JAKARTA, iNewsPantura.id - Utang Pemerintah RI terus meningkat dan sekarang menembus angka Rp7.554 Triliun. Meski begitu, pemerintah menilai rasio utang tersebut masih aman, wajar dan terkendali.
Posisi utang Indonesia per 30 November 2022, tembus Rp7.554,25 triliun. Jumlah itu naik dari bulan sebelumnya sebesar Rp7.496,7 triliun. Kendati demikian komposisi utang Indonesia per November terhadap produk domestik bruto (PDB) diklaim masih aman. Itu karena rasio utang terhadap Produk Domsetik Bruto (PDB) sebesar 38,65 persen.
"Rasio utang terhadap PDB dalam batas aman, wajar, serta terkendali diiringi dengan diversifikasi portofolio yang optimal," kata Menteri Keuangan (Menkeu) Sri Mulyani Indrawati dalam publikasi final APBN KITA edisi Desember 2022, dikutip Kamis (29/12/2022).
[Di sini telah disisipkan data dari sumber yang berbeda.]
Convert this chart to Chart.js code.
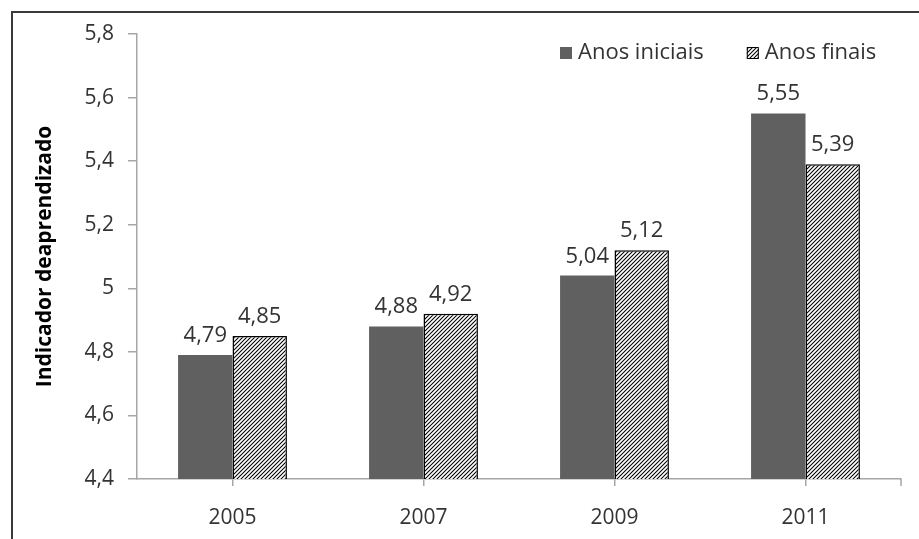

Utang tersebut terdiri dari Surat Berharga Negara (SBN) sebesar Rp6.697,83 triliun dan pinjaman sebesar Rp856,42 triliun. Berdasarkan jenisnya, utang pemerintah didominasi instrumen SBN yang mencapai 88,66 persen dari seluruh komposisi utang akhir November 2022. Sedangkan berdasarkan mata uang, utang pemerintah didominasi mata uang domestik (rupiah) sebesar 70,36 persen.
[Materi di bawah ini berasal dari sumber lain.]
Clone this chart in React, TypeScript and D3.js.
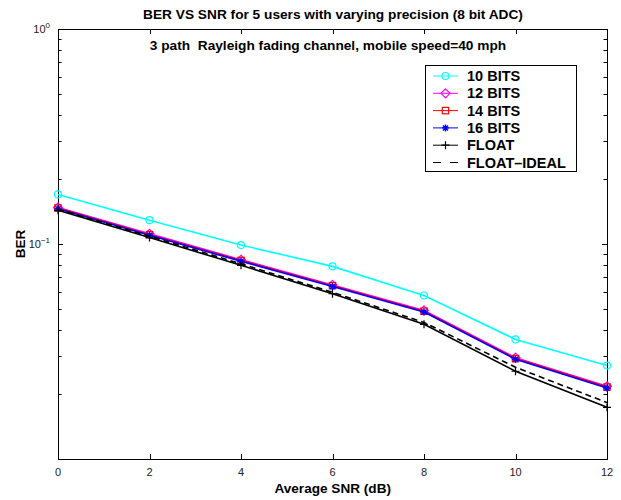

Menurutnya, langkah ini menjadi salah satu tameng pemerintah dalam menghadapi volatilitas yang tinggi pada mata uang asing dan dampaknya terhadap pembayaran kewajiban utang luar negeri. "Dengan strategi utang yang memprioritaskan penerbitan dalam mata uang Rupiah, porsi utang dengan mata uang asing ke depan diperkirakan akan terus menurun dan risiko nilai tukar dapat makin terjaga," ujarnya.
Sementara itu, kepemilikan SBN saat ini didominasi oleh perbankan dan diikuti Bank Indonesia (BI). Sedangkan kepemilikan investor asing terus menurun sejak tahun 2019 yang mencapai 38,57 persen, hingga akhir 2021 tercatat 19,05 persen, dan per 15 Desember 2022 mencapai 14,64 persen. "Hal tersebut menunjukkan upaya pemerintah yang konsisten dalam rangka mencapai kemandirian pembiayaan dan didukung likuiditas domestik yang cukup. Meski demikian, dampak normalisasi kebijakan moneter terhadap pasar SBN tetap masih perlu diwaspadai," tutur dia.